--- Job ---
Below are some records; give them all again exactly, but not the pictures.

--- Recorded information ---
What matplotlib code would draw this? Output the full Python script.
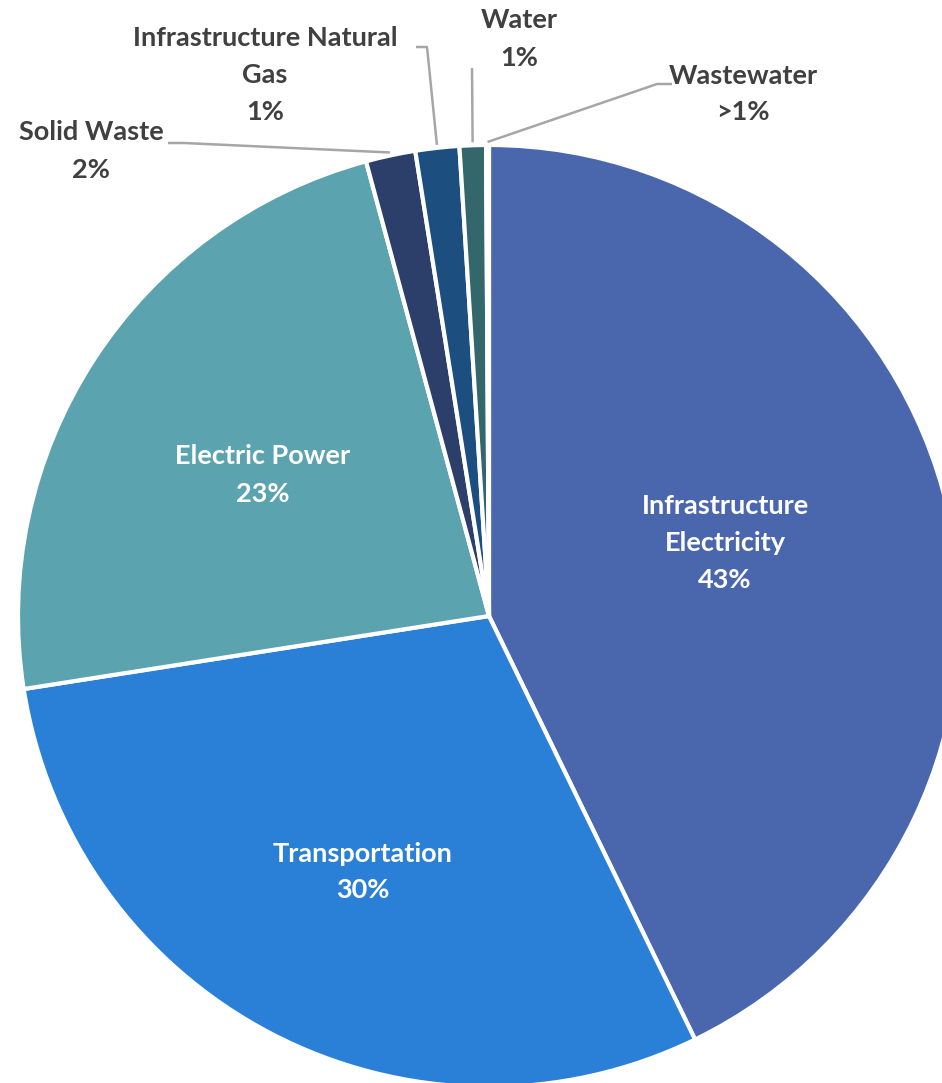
import numpy as np
import matplotlib
matplotlib.use("Agg")
import matplotlib.pyplot as plt

plt.rcParams['font.family'] = ['Lato', 'DejaVu Sans']

# shares (percent), clockwise from 12 o'clock
categories = ["Infrastructure\nElectricity", "Transportation", "Electric Power",
              "Solid Waste", "Infrastructure Natural\nGas", "Water", "Wastewater"]
shares = [42.75, 29.7, 23.25, 1.7, 1.5, 0.9, 0.1]
pct_labels = ["43%", "30%", "23%", "2%", "1%", "1%", ">1%"]
colors = ["#4A67AE", "#2A7FD6", "#5BA3AE", "#2C3E6A", "#1D4E80", "#33676B", "#2E5E8A"]

W, H = 942, 1083
fig = plt.figure(figsize=(W / 100, H / 100), dpi=100)
ax = fig.add_axes([0, 0, 1, 1])

cx, cy, R = 489, H - 616, 471
wedges, _ = ax.pie(shares, colors=colors, startangle=90, counterclock=False,
                   center=(cx, cy), radius=R,
                   wedgeprops=dict(edgecolor="white", linewidth=3))
ax.set_xlim(0, W)
ax.set_ylim(0, H)
ax.set_aspect("equal")
ax.axis("off")

lab_kw = dict(ha="center", va="center", fontsize=19.5, fontweight="bold",
              linespacing=1.65)

# labels inside the big slices (pixel positions, y from top)
inside = {0: (725, 543), 1: (363, 872), 2: (263, 475)}
for i, (x, y) in inside.items():
    ax.text(x, H - y, categories[i] + "\n" + pct_labels[i], color="white", **lab_kw)

# outside labels with leader lines: text position, elbow point(s)
outside = {
    3: ((91, 151), [(168, 143), (184, 143)]),
    4: ((265, 75), [(416, 47), (427, 47)]),
    5: ((519, 39), [(472, 68)]),
    6: ((743, 94), [(672, 84), (657, 84)]),
}
for i, ((tx, ty), elbow) in outside.items():
    w = wedges[i]
    mid = np.deg2rad((w.theta1 + w.theta2) / 2)
    ex = cx + (R + 3) * np.cos(mid)
    ey = cy + (R + 3) * np.sin(mid)
    xs = [p[0] for p in elbow] + [ex]
    ys = [H - p[1] for p in elbow] + [ey]
    ax.plot(xs, ys, color="#A6A6A6", lw=1.8, solid_capstyle="butt")
    ax.text(tx, H - ty, categories[i] + "\n" + pct_labels[i], color="#404040", **lab_kw)

fig.savefig("out.png", dpi=100)
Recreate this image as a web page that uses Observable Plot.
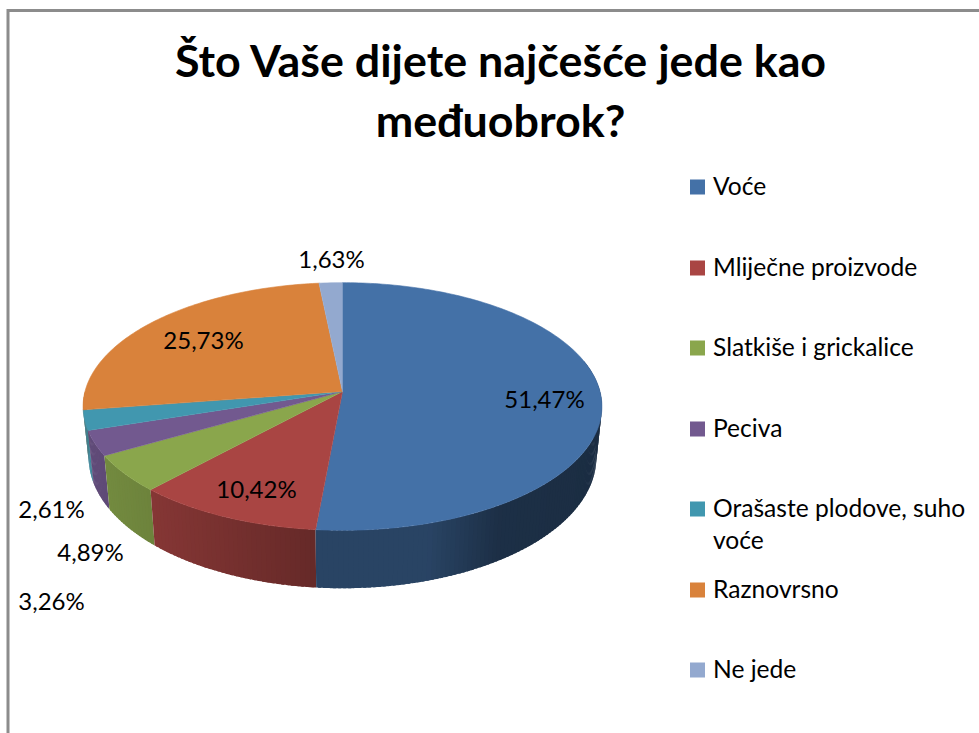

--- Task result ---
What matplotlib code would draw this? Output the full Python script.
import numpy as np
import matplotlib
matplotlib.use("Agg")
import matplotlib.pyplot as plt

plt.rcParams['font.family'] = ['Lato', 'DejaVu Sans']

# shares (percent), clockwise from 12 o'clock
categories = ["Infrastructure\nElectricity", "Transportation", "Electric Power",
              "Solid Waste", "Infrastructure Natural\nGas", "Water", "Wastewater"]
shares = [42.75, 29.7, 23.25, 1.7, 1.5, 0.9, 0.1]
pct_labels = ["43%", "30%", "23%", "2%", "1%", "1%", ">1%"]
colors = ["#4A67AE", "#2A7FD6", "#5BA3AE", "#2C3E6A", "#1D4E80", "#33676B", "#2E5E8A"]

W, H = 942, 1083
fig = plt.figure(figsize=(W / 100, H / 100), dpi=100)
ax = fig.add_axes([0, 0, 1, 1])

cx, cy, R = 489, H - 616, 471
wedges, _ = ax.pie(shares, colors=colors, startangle=90, counterclock=False,
                   center=(cx, cy), radius=R,
                   wedgeprops=dict(edgecolor="white", linewidth=3))
ax.set_xlim(0, W)
ax.set_ylim(0, H)
ax.set_aspect("equal")
ax.axis("off")

lab_kw = dict(ha="center", va="center", fontsize=19.5, fontweight="bold",
              linespacing=1.65)

# labels inside the big slices (pixel positions, y from top)
inside = {0: (725, 543), 1: (363, 872), 2: (263, 475)}
for i, (x, y) in inside.items():
    ax.text(x, H - y, categories[i] + "\n" + pct_labels[i], color="white", **lab_kw)

# outside labels with leader lines: text position, elbow point(s)
outside = {
    3: ((91, 151), [(168, 143), (184, 143)]),
    4: ((265, 75), [(416, 47), (427, 47)]),
    5: ((519, 39), [(472, 68)]),
    6: ((743, 94), [(672, 84), (657, 84)]),
}
for i, ((tx, ty), elbow) in outside.items():
    w = wedges[i]
    mid = np.deg2rad((w.theta1 + w.theta2) / 2)
    ex = cx + (R + 3) * np.cos(mid)
    ey = cy + (R + 3) * np.sin(mid)
    xs = [p[0] for p in elbow] + [ex]
    ys = [H - p[1] for p in elbow] + [ey]
    ax.plot(xs, ys, color="#A6A6A6", lw=1.8, solid_capstyle="butt")
    ax.text(tx, H - ty, categories[i] + "\n" + pct_labels[i], color="#404040", **lab_kw)

fig.savefig("out.png", dpi=100)
Recreate this image as a web page that uses Observable Plot.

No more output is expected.